Sunday, May 10, 2015


     I normally reserve this blog for cycling activities, so I really need to spin it this way: our two week holiday (using the British term for vacation) resulted in my being off the bike, necessitating serious training now that we're back.
     One activity on our to-do (I detest the term "bucket") list was to volunteer at son Kurt's running events.  Several years ago he left the corporate world to pursue his passion: trail running.  Yes, he does run a lot (completing the Rocky Raccoon this year), but he and wife, Nicola, started Cotswold Running.  They organize off-road long-distance races.  I refer you to their website.  His Evesham Ultra (~45 miles) on April 26 fit nicely into our calendar.
     In addition, touring Berlin has been high on Marilane's agenda for quite a while, so we cobbled the two together since we were more or less "in the neighborhood."
     Kurt met us at Heathrow after our non-stop flight from Austin.  I prefer the back seat when driving in the UK, as I tend to not jerk as much when the cars come from different directions.  Therefore most of the conversation in the two hour trip was between Marilane and Kurt.  Once we left the city, the vibrant yellow rapeseed fields held my attention.  And, I managed to stay awake.  Kurt has a small house and Nic's parents from Scotland were also volunteering and staying with them, so we stayed at the Evesham Hotel (quirky but very nice).  I mention this because in strolling between the hotel and house, we passed lovely trees in bloom.  I might also mention we managed to bring some really cold air with us, so all pictures have us well-layered.
     It doesn't matter what the goal, be it studying for a test, achieving something in business, training for an athletic event, the old maxim holds true: the harder you prepare, the easier the test (task).  In my cycling venues, when everything goes smooth as butter, I know the organizers worked their butts off in the preparation.  Same for Kurt's runs.

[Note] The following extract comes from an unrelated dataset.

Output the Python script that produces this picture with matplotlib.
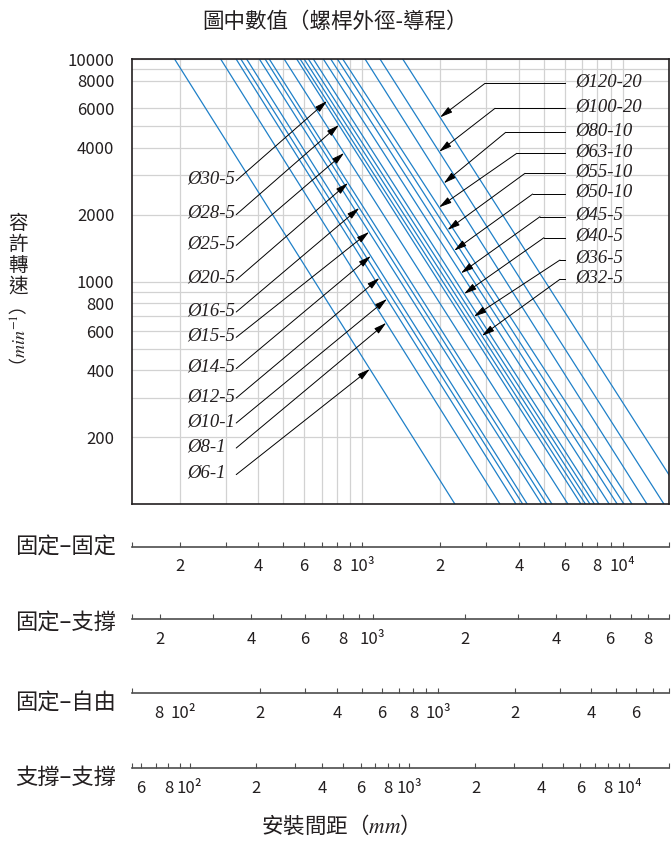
import numpy as np
import matplotlib
matplotlib.use('Agg')
import matplotlib.pyplot as plt
from matplotlib.ticker import FixedLocator, NullFormatter

plt.rcParams['font.family'] = ['Noto Sans CJK TC', 'DejaVu Sans']
plt.rcParams['mathtext.fontset'] = 'stix'

INK = '#231f20'
BLUE = '#1f80c8'
SERIF = dict(family='Liberation Serif', style='italic')

# screw size (outer diameter - lead), left to right in the chart
sizes = ['Ø6-1', 'Ø8-1', 'Ø10-1', 'Ø12-5', 'Ø14-5', 'Ø15-5', 'Ø16-5',
         'Ø20-5', 'Ø25-5', 'Ø28-5', 'Ø30-5', 'Ø32-5', 'Ø36-5', 'Ø40-5',
         'Ø45-5', 'Ø50-10', 'Ø55-10', 'Ø63-10', 'Ø80-10', 'Ø100-20', 'Ø120-20']
# mounting distance (mm, fixed-fixed scale) where each line is at 10000 and at 100 min-1
dist_at_10000 = [191, 287, 329, 343, 361, 404, 425, 441, 503, 562, 579,
                 600, 623, 651, 711, 759, 805, 844, 1028, 1173, 1434]
dist_at_100 = [2276, 3388, 3903, 4141, 4312, 4898, 5119, 5364, 6178, 6931, 7211,
               7504, 7807, 8124, 8897, 9550, 10134, 10877, 12417, 14430, 17805]

speed_ticks = [200, 400, 600, 800, 1000, 2000, 4000, 6000, 8000, 10000]
speed_grid = [300, 500, 700, 900, 3000, 5000, 9000]
dist_grid = [200, 300, 400, 500, 600, 700, 800, 900,
             1000, 2000, 3000, 4000, 5000, 6000, 7000, 8000, 9000, 10000]

# labels on the left: size, label height (axes fraction), speed where the arrow hits
left_labels = [('Ø30-5', 0.7298, 6477), ('Ø28-5', 0.6535, 5053), ('Ø25-5', 0.5845, 3784),
               ('Ø20-5', 0.5071, 2774), ('Ø16-5', 0.4348, 2143), ('Ø15-5', 0.3779, 1672),
               ('Ø14-5', 0.3077, 1304), ('Ø12-5', 0.2416, 1039), ('Ø10-1', 0.1855, 836),
               ('Ø8-1', 0.1293, 653), ('Ø6-1', 0.0696, 405)]
# labels on the right: size, elbow x, leader height, speed where the arrow hits
right_labels = [('Ø120-20', 0.6576, 0.9454, 5472), ('Ø100-20', 0.6762, 0.8893, 3835),
                ('Ø80-10', 0.6961, 0.8354, 2766), ('Ø63-10', 0.7166, 0.7882, 2158),
                ('Ø55-10', 0.7320, 0.7433, 1707), ('Ø50-10', 0.7463, 0.6968, 1378),
                ('Ø45-5', 0.7599, 0.6459, 1091), ('Ø40-5', 0.7673, 0.5987, 881),
                ('Ø36-5', 0.7971, 0.5486, 697), ('Ø32-5', 0.7971, 0.5053, 571)]


def dist_on_line(name, rpm):
    i = sizes.index(name)
    a, b = np.log10(dist_at_10000[i]), np.log10(dist_at_100[i])
    t = (4 - np.log10(rpm)) / 2
    return 10 ** (a + t * (b - a))


fig = plt.figure(figsize=(6.71, 8.41), dpi=100)
L, W = 0.1963, 0.8007
ax = fig.add_axes([L, 0.4004, W, 0.5294])
ax.set_xscale('log')
ax.set_yscale('log')
ax.set_xlim(130.8, 15070)
ax.set_ylim(100, 10000)

for i in range(len(sizes)):
    ax.plot([dist_at_10000[i], dist_at_100[i]], [10000, 100], color=BLUE, lw=0.9, zorder=3)

ax.xaxis.set_major_locator(FixedLocator(dist_grid))
ax.xaxis.set_major_formatter(NullFormatter())
ax.xaxis.set_minor_locator(FixedLocator([]))
ax.yaxis.set_major_locator(FixedLocator(speed_ticks))
ax.set_yticklabels([str(v) for v in speed_ticks])
ax.yaxis.set_minor_locator(FixedLocator(speed_grid))
ax.yaxis.set_minor_formatter(NullFormatter())
ax.tick_params(which='both', length=0, labelsize=12, labelcolor=INK, pad=12.5)
ax.grid(True, which='both', color='#d2d2d2', lw=0.9, zorder=0)
for s in ax.spines.values():
    s.set_color(INK)
    s.set_linewidth(1.2)
    s.set_zorder(5)

arrow = dict(arrowstyle='-|>,head_length=0.75,head_width=0.2', color='black',
             lw=0.7, mutation_scale=10, shrinkA=0, shrinkB=0)

for name, yf, rpm in left_labels:
    ax.text(0.1040, yf, name, transform=ax.transAxes, ha='left', va='center',
            fontsize=13.5, color=INK, zorder=6, **SERIF)
    ax.annotate('', xy=(dist_on_line(name, rpm), rpm), xycoords='data',
                xytext=(0.1945, yf - 0.003), textcoords='axes fraction',
                arrowprops=arrow, zorder=6)

for name, bx, yf, rpm in right_labels:
    ax.plot([bx, 0.8064], [yf, yf], color='black', lw=0.7, transform=ax.transAxes, zorder=6)
    ax.text(0.8250, yf + 0.004, name, transform=ax.transAxes, ha='left', va='center',
            fontsize=13.5, color=INK, zorder=6, **SERIF)
    ax.annotate('', xy=(dist_on_line(name, rpm), rpm), xycoords='data',
                xytext=(bx, yf), textcoords='axes fraction',
                arrowprops=arrow, zorder=6)

fig.text(0.4993, 0.9738, '圖中數值（螺桿外徑-導程）', ha='center', va='center',
         fontsize=15.5, color=INK, fontweight='light')
fig.text(0.027, 0.697, '容\n許\n轉\n速', ha='center', va='center',
         fontsize=14, color=INK, linespacing=1.0, fontweight='light')
fig.text(0.027, 0.594, '（$\\mathit{min}^{-1}$）', ha='center', va='center',
         rotation=90, fontsize=13, color=INK, fontweight='light')
fig.text(0.4993, 0.018, '安裝間距（$\\mathit{mm}$）', ha='center', va='center',
         fontsize=15.5, color=INK, fontweight='light')

# mounting-distance scales for the four bearing arrangements
rows = [
    ('固定–固定', 0.3500, 0.3490, (130.8, 15070),
     [200, 400, 600, 800, 1000, 2000, 4000, 6000, 8000, 10000],
     ['2', '4', '6', '8', '10³', '2', '4', '6', '8', '10⁴'],
     [300, 500, 700, 900, 3000, 5000, 7000, 9000], []),
    ('固定–支撐', 0.2636, 0.2592, (162, 9356),
     [200, 400, 600, 800, 1000, 2000, 4000, 6000, 8000],
     ['2', '4', '6', '8', '10³', '2', '4', '6', '8'],
     [300, 500, 700, 900, 3000, 5000, 7000], []),
    ('固定–自由', 0.1756, 0.1641, (62.5, 8077),
     [80, 100, 200, 400, 600, 800, 1000, 2000, 4000, 6000],
     ['8', '10²', '2', '4', '6', '8', '10³', '2', '4', '6'],
     [300, 500, 700, 900, 3000, 5000, 7000], [0, 1]),
    ('支撐–支撐', 0.0864, 0.0761, (54.4, 15210),
     [60, 80, 100, 200, 400, 600, 800, 1000, 2000, 4000, 6000, 8000, 10000],
     ['6', '8', '10²', '2', '4', '6', '8', '10³', '2', '4', '6', '8', '10⁴'],
     [70, 90, 300, 500, 700, 900, 3000, 5000, 7000, 9000], []),
]

for name, y, name_y, lims, major, labels, minor, hidden in rows:
    sa = fig.add_axes([L, y, W, 0.0005])
    sa.set_facecolor('none')
    sa.set_xscale('log')
    sa.set_xlim(*lims)
    sa.set_yticks([])
    for s in ['top', 'left', 'right']:
        sa.spines[s].set_visible(False)
    sa.spines['bottom'].set_color('#4d4d4d')
    sa.spines['bottom'].set_linewidth(1.2)
    sa.xaxis.set_major_locator(FixedLocator(major))
    sa.set_xticklabels(labels)
    sa.xaxis.set_minor_locator(FixedLocator(minor + list(lims)))
    sa.xaxis.set_minor_formatter(NullFormatter())
    sa.tick_params(which='both', direction='in', length=3.5, width=0.8,
                   color='#4d4d4d', labelsize=12, labelcolor=INK, pad=8.5)
    ticks = sa.xaxis.get_major_ticks()
    for k in hidden:
        ticks[k].tick1line.set_visible(False)
    fig.text(0.0224, name_y, name, ha='left', va='center', fontsize=16, color=INK,
             fontweight='light')

fig.savefig('out.png', dpi=100)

     Marilane and I had several chores, minor helping with check-in, then walk to the first turns to direct the runners (they had the whole course marked, but people waving in front of faces and giving encouragement is always welcome), then we had several hours off before the runners returned.  We were charged with serving refreshments in the hall while Kurt and Nic handled the finish line.  In a seven-to-ten hour race, the runners come in more or less separately.
     One of the things Kurt does is post a large map of the race course on the wall.  I didn't think much about it until he started receiving calls from runners who had missed a turn and needed to get back on course.  He knows his routes like the back of his hand and only needed for the runner to describe the surroundings before he found him on the map and directed him/her the best way to pick up the course.  Almost all of the runners did "bonus" miles.  Interestingly enough, almost all the runners praised how well the course was marked, blaming themselves for their mistakes.
     All runners accounted for, none injured; we celebrated at the pub.  Check-mark on our list.  We managed a few touristy things also.  On a visit several years ago we attended a play in Stratford-upon-Avon at the Royal Shakespeare Company (RSC).  This year we had a very interesting back-stage tour.  We also toured Hampton Court, another place on Marilane's list of things to see.  Then it was a flight to Berlin.
     Marilane had booked us a private guide to take us around town to important spots and explain history.  We learn so much more on a private tour.  Our first act upon checking in was to purchase five-day transit passes.  These are good on all the trains, trams, and buses within the city, and Potsdam.  I loved not messing with paying each time we got on.  Highlights of the trip included the Jewish Quarter, the
Wall, Museum Island (including Nefertiti and the gate of Ishtar) the Reichstag building, a trip to the palace in Potsdam and in the other direction, attended a choral concert at the  Cistercian Kloster Chorin.  We took a blah river cruise of the city. We also ran across a May Day protest march (several groups, mostly labor).  We didn't have time for several other museums, found a great vegan restaurant.
     The train drivers (are they really still called engineers?) called a strike for 3pm Tuesday.  I lost track of the day, so we took several unnecessary taxi rides on Monday.  Tuesday afternoon we flew to London, stayed overnight and came home Wednesday.  Here it is Sunday and I'm still not over jet-lag.